‘WE WANT a 3% pay rise. SERCO are making us work more for no extra money,’ Unite hospital worker Florence Kwao said yesterday on the second day of the 200 workers’ 48- hour strike.
SERCO hospital workers at four east London hospitals: Mile End, Whipps Cross, Newham and the Royal London were all out together.
Kwao continued: ‘SERCO came in in April and took over the cleaning, portering and catering contracts.
‘Without us the hospital would not be clean. We voted 99% YES for strike action and we will fight until we win.’

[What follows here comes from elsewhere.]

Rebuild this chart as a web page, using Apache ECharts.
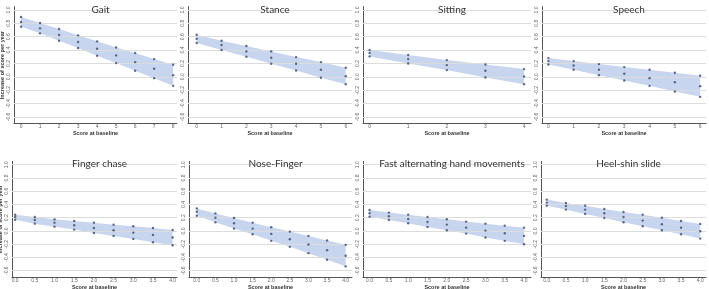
<!DOCTYPE html>
<html>
<head>
<meta charset="utf-8">
<script src="https://cdn.jsdelivr.net/npm/echarts@6/dist/echarts.min.js"></script>
<style>
  html, body { margin: 0; padding: 0; background: #fff; }
  #chart { width: 709px; height: 289px; }
</style>
</head>
<body>
<div id="chart"></div>
<script>
// scores at baseline
const gaitX = [0, 1, 2, 3, 4, 5, 6, 7, 8]
const stanceX = [0, 1, 2, 3, 4, 5, 6]
const sittingX = [0, 1, 2, 3, 4]
const speechX = [0, 1, 2, 3, 4, 5, 6]
const halfX = [0, 0.5, 1, 1.5, 2, 2.5, 3, 3.5, 4]

const yTicks = [-0.6, -0.4, -0.2, 0, 0.2, 0.4, 0.6, 0.8, 1.0]

// increase of score per year: estimate + 95% band
const gaitMean = [0.82, 0.725, 0.625, 0.52, 0.42, 0.32, 0.22, 0.12, 0.025]
const gaitUpper = [0.895, 0.805, 0.715, 0.62, 0.53, 0.44, 0.355, 0.265, 0.18]
const gaitLower = [0.75, 0.65, 0.54, 0.43, 0.315, 0.205, 0.09, -0.02, -0.135]

const stanceMean = [0.57, 0.475, 0.38, 0.285, 0.195, 0.105, 0.01]
const stanceUpper = [0.63, 0.54, 0.46, 0.38, 0.295, 0.22, 0.135]
const stanceLower = [0.505, 0.40, 0.30, 0.195, 0.095, -0.015, -0.11]

const sittingMean = [0.355, 0.265, 0.175, 0.09, 0.005]
const sittingUpper = [0.40, 0.325, 0.25, 0.185, 0.115]
const sittingLower = [0.305, 0.20, 0.10, -0.01, -0.11]

const speechMean = [0.235, 0.17, 0.105, 0.045, -0.02, -0.08, -0.14]
const speechUpper = [0.28, 0.235, 0.19, 0.145, 0.105, 0.06, 0.015]
const speechLower = [0.185, 0.105, 0.025, -0.055, -0.135, -0.22, -0.30]

const fingerMean = [0.21, 0.165, 0.125, 0.085, 0.045, 0.01, -0.025, -0.06, -0.10]
const fingerUpper = [0.245, 0.21, 0.175, 0.15, 0.125, 0.095, 0.07, 0.045, 0.015]
const fingerLower = [0.17, 0.11, 0.065, 0.02, -0.03, -0.075, -0.12, -0.17, -0.215]

const noseMean = [0.29, 0.20, 0.115, 0.035, -0.045, -0.125, -0.205, -0.29, -0.375]
const noseUpper = [0.34, 0.265, 0.195, 0.125, 0.055, -0.01, -0.075, -0.145, -0.21]
const noseLower = [0.23, 0.13, 0.035, -0.05, -0.15, -0.24, -0.335, -0.435, -0.535]

const fastMean = [0.267, 0.221, 0.181, 0.136, 0.096, 0.05, 0.005, -0.035, -0.075]
const fastUpper = [0.317, 0.277, 0.246, 0.211, 0.176, 0.141, 0.11, 0.08, 0.05]
const fastLower = [0.216, 0.166, 0.116, 0.06, 0.01, -0.04, -0.10, -0.15, -0.20]

const heelMean = [0.428, 0.377, 0.322, 0.267, 0.211, 0.156, 0.10, 0.05, -0.005]
const heelUpper = [0.473, 0.423, 0.382, 0.332, 0.287, 0.246, 0.201, 0.151, 0.106]
const heelLower = [0.382, 0.322, 0.257, 0.196, 0.131, 0.07, 0.01, -0.05, -0.116]

const panels = [
  { title: 'Gait', x: gaitX, mean: gaitMean, upper: gaitUpper, lower: gaitLower, row: 0, left: 14, width: 163, xMin: -0.37, xMax: 8.2, yName: true },
  { title: 'Stance', x: stanceX, mean: stanceMean, upper: stanceUpper, lower: stanceLower, row: 0, left: 188, width: 164, xMin: -0.35, xMax: 6.25 },
  { title: 'Sitting', x: sittingX, mean: sittingMean, upper: sittingUpper, lower: sittingLower, row: 0, left: 363, width: 168, xMin: -0.17, xMax: 4.18 },
  { title: 'Speech', x: speechX, mean: speechMean, upper: speechUpper, lower: speechLower, row: 0, left: 542, width: 164, xMin: -0.25, xMax: 6.23 },
  { title: 'Finger chase', x: halfX, mean: fingerMean, upper: fingerUpper, lower: fingerLower, row: 1, left: 12, width: 165, xMin: -0.08, xMax: 4.11, yName: true },
  { title: 'Nose-Finger', x: halfX, mean: noseMean, upper: noseUpper, lower: noseLower, row: 1, left: 189, width: 163, xMin: -0.21, xMax: 4.17 },
  { title: 'Fast alternating hand movements', x: halfX, mean: fastMean, upper: fastUpper, lower: fastLower, row: 1, left: 363, width: 168, xMin: -0.17, xMax: 4.18 },
  { title: 'Heel-shin slide', x: halfX, mean: heelMean, upper: heelUpper, lower: heelLower, row: 1, left: 541, width: 165, xMin: -0.15, xMax: 4.15 }
]

const rows = [
  { top: 6.6, height: 117, titleTop: 0 },
  { top: 161.4, height: 115.9, titleTop: 154 }
]

const bandColor = '#c8d5ef'
const dotColor = '#3b4868'
const gridColor = '#dcdcdc'

const chart = echarts.init(document.getElementById('chart'))

const grid = []
const xAxis = []
const yAxis = []
const series = []
const title = []

panels.forEach((p, i) => {
  const r = rows[p.row]
  grid.push({ left: p.left, top: r.top, width: p.width, height: r.height, containLabel: false, outerBoundsMode: 'none' })
  title.push({
    text: p.title,
    left: p.left + p.width / 2,
    top: r.titleTop,
    textAlign: 'center',
    textStyle: { fontFamily: 'Lato', fontSize: 10, fontWeight: 'normal', color: '#333' }
  })
  xAxis.push({
    type: 'value',
    gridIndex: i,
    min: p.xMin,
    max: p.xMax,
    name: 'Score at baseline',
    nameLocation: 'middle',
    nameGap: 6,
    nameTextStyle: { fontFamily: 'Liberation Sans', fontSize: 5.5, fontWeight: 'bold', color: '#333' },
    axisLine: { onZero: false, lineStyle: { color: '#555', width: 1 } },
    axisTick: { show: false },
    splitLine: { show: false },
    axisLabel: {
      customValues: p.x,
      margin: 1,
      fontFamily: 'Liberation Sans',
      fontSize: 5,
      color: '#666',
      formatter: v => (p.row === 1 ? v.toFixed(1) : String(v))
    }
  })
  yAxis.push({
    type: 'value',
    gridIndex: i,
    min: -0.7,
    max: 1.05,
    name: p.yName ? 'Increase of score per year' : '',
    nameLocation: 'middle',
    nameRotate: 90,
    nameGap: 8,
    nameTextStyle: { fontFamily: 'Liberation Sans', fontSize: 5.5, fontWeight: 'bold', color: '#333' },
    axisLine: { show: true, onZero: false, lineStyle: { color: '#555', width: 1 } },
    axisTick: { show: false },
    splitLine: { show: false },
    axisLabel: {
      customValues: yTicks,
      rotate: 90,
      margin: 3,
      fontFamily: 'Liberation Sans',
      fontSize: 5,
      color: '#666',
      formatter: v => v.toFixed(1)
    }
  })
  // horizontal gridlines, carried by an invisible line on the lower bound
  series.push({
    type: 'line',
    xAxisIndex: i,
    yAxisIndex: i,
    z: 1,
    symbol: 'none',
    silent: true,
    lineStyle: { opacity: 0 },
    data: p.x.map((x, k) => [x, p.lower[k]]),
    markLine: {
      silent: true,
      symbol: 'none',
      label: { show: false },
      lineStyle: { color: gridColor, width: 1, type: 'solid' },
      data: yTicks.map(v => ({ yAxis: v }))
    }
  })
  // confidence band: polygon through upper points, back along lower points
  const poly = p.x.map((x, k) => [x, p.upper[k]])
    .concat(p.x.map((x, k) => [x, p.lower[k]]).reverse())
  series.push({
    type: 'custom',
    xAxisIndex: i,
    yAxisIndex: i,
    z: 2,
    silent: true,
    data: poly,
    renderItem: (params, api) => {
      if (params.dataIndex !== 0) return null
      return {
        type: 'polygon',
        shape: { points: poly.map(d => api.coord(d)) },
        style: { fill: bandColor }
      }
    }
  })
  series.push({
    type: 'scatter',
    xAxisIndex: i,
    yAxisIndex: i,
    symbolSize: 2.4,
    z: 5,
    itemStyle: { color: dotColor },
    data: p.x.map((x, k) => [x, p.upper[k]])
      .concat(p.x.map((x, k) => [x, p.mean[k]]))
      .concat(p.x.map((x, k) => [x, p.lower[k]]))
  })
})

chart.setOption({
  animation: false,
  title: title,
  grid: grid,
  xAxis: xAxis,
  yAxis: yAxis,
  series: series
})
</script>
</body>
</html>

The lively picket of up to 50 SERCO workers and supporters blew vuvuzelas and shouted: ‘Low pay! No way!’ and ‘SERCO! hear us!’
SERCO worker and Unite member Perry Kaye told News Line: ‘I believe that we should be employed directly by the NHS.
‘Cleaning the hospital is a science. What SERCO give us to do in the course of a day is not sustainable.
‘It is unsustainable because they do not employ enough workers.
‘The quality of cleaning has gone down simply because there is too much to do.
‘We have ten hours work to do in seven and a half hours. I want to do my job properly. I do not want the patients in here to pick up an infection because I have not had the time to clean properly.
‘I think that everything needs to be taken back in-house and so do all the nurses and staff.’
SERCO worker William Kolley added: ‘When SERCO came in in April they brought a lot of agency workers with them. After a few weeks they were all gone. I am now doing the job of two people.
‘Before there were four people on my ward, now there are just two and we have to do everything.
‘If there is pressure on a domestic then they will be forced to cut corners to complete their jobs.’
Esther Appiah also a SERCO worker in Unite said: ‘Sometimes we do not even have chemicals to clean the floor – only water!
‘They said that there are already chemicals on the floor so water is fine. To me, water is not fine because there are a lot of infections on the floor so we need a lot of strong chemicals to clear the infections.’
Unite member Henok Araya said: ‘Pay is a massive issue for us. They add a lot of jobs to our work schedule. They are adding jobs but not pay.
‘Before there was one worker doing the dusting, one the sinks, one the toilets, one the floors. Now we are expected to do all the jobs.
‘We are demanding 3% pay rise. They are trying to take away our sick pay. It has become harder and harder to phone in and register when you are sick.
‘They are making it very difficult so when you ring up it is just an answer machine instead of a person taking down a note of your symptoms.
‘They wanted to take away our 15-minute tea break but we won that back last month.’